Faul almayı genel olarak kolejde oynarken geliştirdim diyebilirim. Lisede de kullanıyordum ama bu kadar sık değil… Profesyonel olduğumda ise tamamen öğrenmiştim. Bütün bu faul alma olayının önemli parçası iyi pozisyon almak. Kurnaz biriyim… Sahada olmak istediğim yere gitmekte zorluk çekmiyorum. Savunmayı da dengesiz yakalıyorum. Çoğu zaman bir kumar oynamak zorunda kalıyorlar. Şut bulmamam için ellerini uzatıyorlar ama faul oluyor. Benim için sıkıntı yok çünkü serbest atış kullanmayı seviyorum. Çok kolaylar…
“YETENEKLERİNİZİ MAKSİMUMDA KULLANMALISINIZ”

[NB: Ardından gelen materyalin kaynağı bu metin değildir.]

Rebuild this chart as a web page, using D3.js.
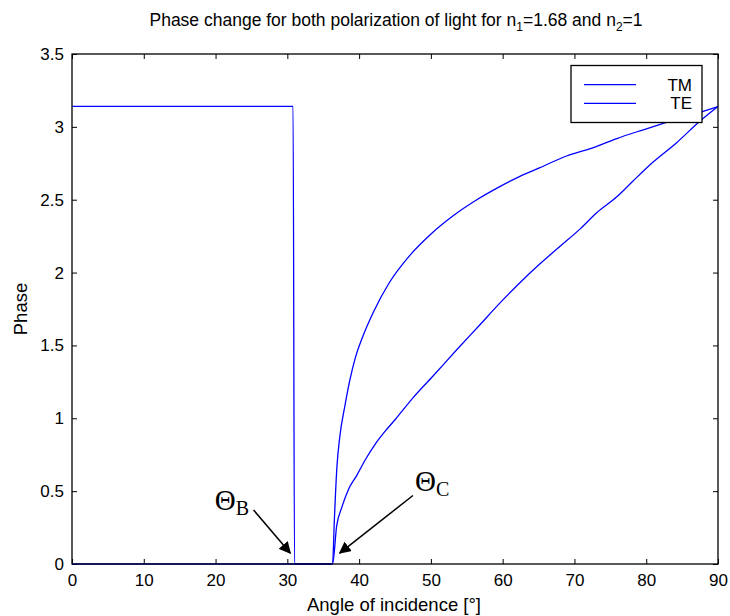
<!DOCTYPE html>
<html>
<head>
<meta charset="utf-8">
<script src="https://cdn.jsdelivr.net/npm/d3@7"></script>
<style>
  html, body { margin: 0; padding: 0; background: #fff; }
  svg { display: block; }
  text { font-family: "Liberation Sans", Arial, Helvetica, sans-serif; fill: #000; }
</style>
</head>
<body>
<svg id="chart" width="730" height="616"></svg>
<script>
// Phase of the reflected wave (radians) versus angle of incidence (degrees)
const tmAngle = [0, 30.8, 31.0, 36.3, 36.55, 36.9, 37.3, 38.0, 38.7, 39.5, 40.5, 42.0, 44.2, 47.1, 49.9, 53.1, 56.4, 59.6, 62.4, 65.2, 68.9, 72.2, 75.9, 79.6, 82.8, 87.5, 90];
const tmPhase = [3.14, 3.14, 0, 0, 0.30, 0.66, 0.87, 1.08, 1.26, 1.42, 1.56, 1.73, 1.93, 2.12, 2.26, 2.39, 2.50, 2.59, 2.66, 2.72, 2.80, 2.85, 2.92, 2.98, 3.03, 3.10, 3.14];

const teAngle = [0, 36.3, 36.87, 37.6, 38.5, 39.7, 40.8, 42.2, 43.6, 45.0, 47.5, 50.3, 53.6, 56.8, 59.6, 62.4, 65.2, 68.0, 70.8, 73.1, 75.9, 78.2, 81.0, 84.2, 87.5, 90];
const tePhase = [0, 0, 0.26, 0.39, 0.51, 0.61, 0.71, 0.82, 0.91, 0.99, 1.14, 1.29, 1.47, 1.64, 1.79, 1.93, 2.06, 2.18, 2.30, 2.41, 2.52, 2.63, 2.76, 2.89, 3.04, 3.14];

const xTicks = [0, 10, 20, 30, 40, 50, 60, 70, 80, 90];
const yTicks = [0, 0.5, 1, 1.5, 2, 2.5, 3, 3.5];
const seriesNames = ["TM", "TE"];

// Brewster (B) and critical (C) angle markers, in data units
const arrows = [
  { x0: 25.3, y0: 0.37, x1: 30.4, y1: 0.075 },
  { x0: 47.5, y0: 0.47, x1: 37.3, y1: 0.075 }
];
const angleLabels = [
  { sub: "B", x: 19.9, y: 0.37 },
  { sub: "C", x: 47.8, y: 0.5 }
];

const svg = d3.select("#chart");
const mLeft = 72, mRight = 718, mTop = 54, mBottom = 564;
const blue = "#0000ff";

const x = d3.scaleLinear().domain([0, 90]).range([mLeft, mRight]);
const y = d3.scaleLinear().domain([0, 3.5]).range([mBottom, mTop]);

svg.append("defs").append("marker")
  .attr("id", "arrowhead")
  .attr("viewBox", "0 0 10 10")
  .attr("refX", 9).attr("refY", 5)
  .attr("markerWidth", 12).attr("markerHeight", 12)
  .attr("markerUnits", "userSpaceOnUse")
  .attr("orient", "auto")
  .append("path").attr("d", "M0,0 L10,5 L0,10 Z").attr("fill", "#000");

// Axes with inward ticks on all four sides
const tickLen = 5;
const axB = d3.axisBottom(x).tickValues(xTicks).tickSize(-tickLen).tickPadding(10).tickFormat(d3.format("d"));
const axT = d3.axisTop(x).tickValues(xTicks).tickSize(-tickLen).tickFormat("");
const axL = d3.axisLeft(y).tickValues(yTicks).tickSize(-tickLen).tickPadding(8).tickFormat(d => String(d));
const axR = d3.axisRight(y).tickValues(yTicks).tickSize(-tickLen).tickFormat("");

function styleAxis(g) {
  g.select(".domain").remove();
  g.selectAll(".tick line").attr("stroke", "#000").attr("stroke-width", 1);
  g.selectAll(".tick text").attr("font-size", 17).attr("fill", "#000")
    .style("font-family", '"Liberation Sans", Arial, sans-serif');
}
svg.append("g").attr("transform", `translate(0,${mBottom})`).call(axB).call(styleAxis);
svg.append("g").attr("transform", `translate(0,${mTop})`).call(axT).call(styleAxis);
svg.append("g").attr("transform", `translate(${mLeft},0)`).call(axL).call(styleAxis);
svg.append("g").attr("transform", `translate(${mRight},0)`).call(axR).call(styleAxis);

// Curves
const line = d3.line().x(d => x(d[0])).y(d => y(d[1])).curve(d3.curveMonotoneX);
const tm = tmAngle.map((a, i) => [a, tmPhase[i]]);
const te = teAngle.map((a, i) => [a, tePhase[i]]);
[tm, te].forEach(data => {
  svg.append("path").datum(data)
    .attr("d", line)
    .attr("fill", "none")
    .attr("stroke", blue)
    .attr("stroke-width", 1.3)
    .attr("stroke-linejoin", "round");
});

// Frame
svg.append("rect")
  .attr("x", mLeft).attr("y", mTop)
  .attr("width", mRight - mLeft).attr("height", mBottom - mTop)
  .attr("fill", "none").attr("stroke", "#000").attr("stroke-width", 1.3);

// Angle markers
arrows.forEach(m => {
  svg.append("line")
    .attr("x1", x(m.x0)).attr("y1", y(m.y0))
    .attr("x2", x(m.x1)).attr("y2", y(m.y1))
    .attr("stroke", "#000").attr("stroke-width", 1.5)
    .attr("marker-end", "url(#arrowhead)");
});
angleLabels.forEach(p => {
  const t = svg.append("text")
    .attr("x", x(p.x)).attr("y", y(p.y))
    .style("font-family", '"Liberation Serif", "Times New Roman", serif')
    .attr("font-size", 29);
  t.append("tspan").text("Θ");
  t.append("tspan").attr("font-size", 20).attr("dy", 5).text(p.sub);
});

// Legend
const lg = svg.append("g");
lg.append("rect")
  .attr("x", 571).attr("y", 65.5).attr("width", 131).attr("height", 57)
  .attr("fill", "#fff").attr("stroke", "#000").attr("stroke-width", 1.3);
seriesNames.forEach((name, i) => {
  const yy = 84.7 + i * 18.6;
  lg.append("line").attr("x1", 584).attr("x2", 636).attr("y1", yy).attr("y2", yy)
    .attr("stroke", blue).attr("stroke-width", 1.3);
  lg.append("text").attr("x", 692).attr("y", yy + 6).attr("text-anchor", "end")
    .attr("font-size", 17).text(name);
});

// Titles
const title = svg.append("text").attr("x", 396).attr("y", 26)
  .attr("text-anchor", "middle").attr("font-size", 17.5);
title.append("tspan").text("Phase change for both polarization of light for n");
title.append("tspan").attr("font-size", 12).attr("dy", 5).text("1");
title.append("tspan").attr("dy", -5).text("=1.68 and n");
title.append("tspan").attr("font-size", 12).attr("dy", 5).text("2");
title.append("tspan").attr("dy", -5).text("=1");

svg.append("text").attr("x", 394).attr("y", 611)
  .attr("text-anchor", "middle").attr("font-size", 18.5)
  .text("Angle of incidence [°]");

svg.append("text")
  .attr("transform", `translate(27,${(mTop + mBottom) / 2}) rotate(-90)`)
  .attr("text-anchor", "middle").attr("font-size", 18.5)
  .text("Phase");
</script>
</body>
</html>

Tamamen bitmeden bu oyunu bırakmayacağım. İnsanlar “Üst seviyede oynayamamaya başlayınca bırakacağım” diyor… Bu bana göre değil. Ben olabileceğimin en iyisi olmaya çalışıyorum. Herkese Tanrı tarafından bir yetenek ve lütuf verildiğini düşünüyorum. Bunlardan avantaj sağlamak sizin elinizde. Bu yeteneklerinizi maksimum oranında kullanmanız gerekiyor. Bana bu yeteneği verdi ben de götürebileceğim en üst seviye taşımak istiyorum. Umarım bu yolculukta insanları pozitif anlamda etkileyebilirim. Hem saha içinde hem de saha dışında bir değişiklik katmak istiyorum. Bunları yaparken de kazanmak gerekiyor. Basketbolu Tanrı’yı yüceltmek için bir araç olarak görüyorum. Ayrıca Galatasaray’ı, taraftarları ve ailemi de onurlandırmalıyım.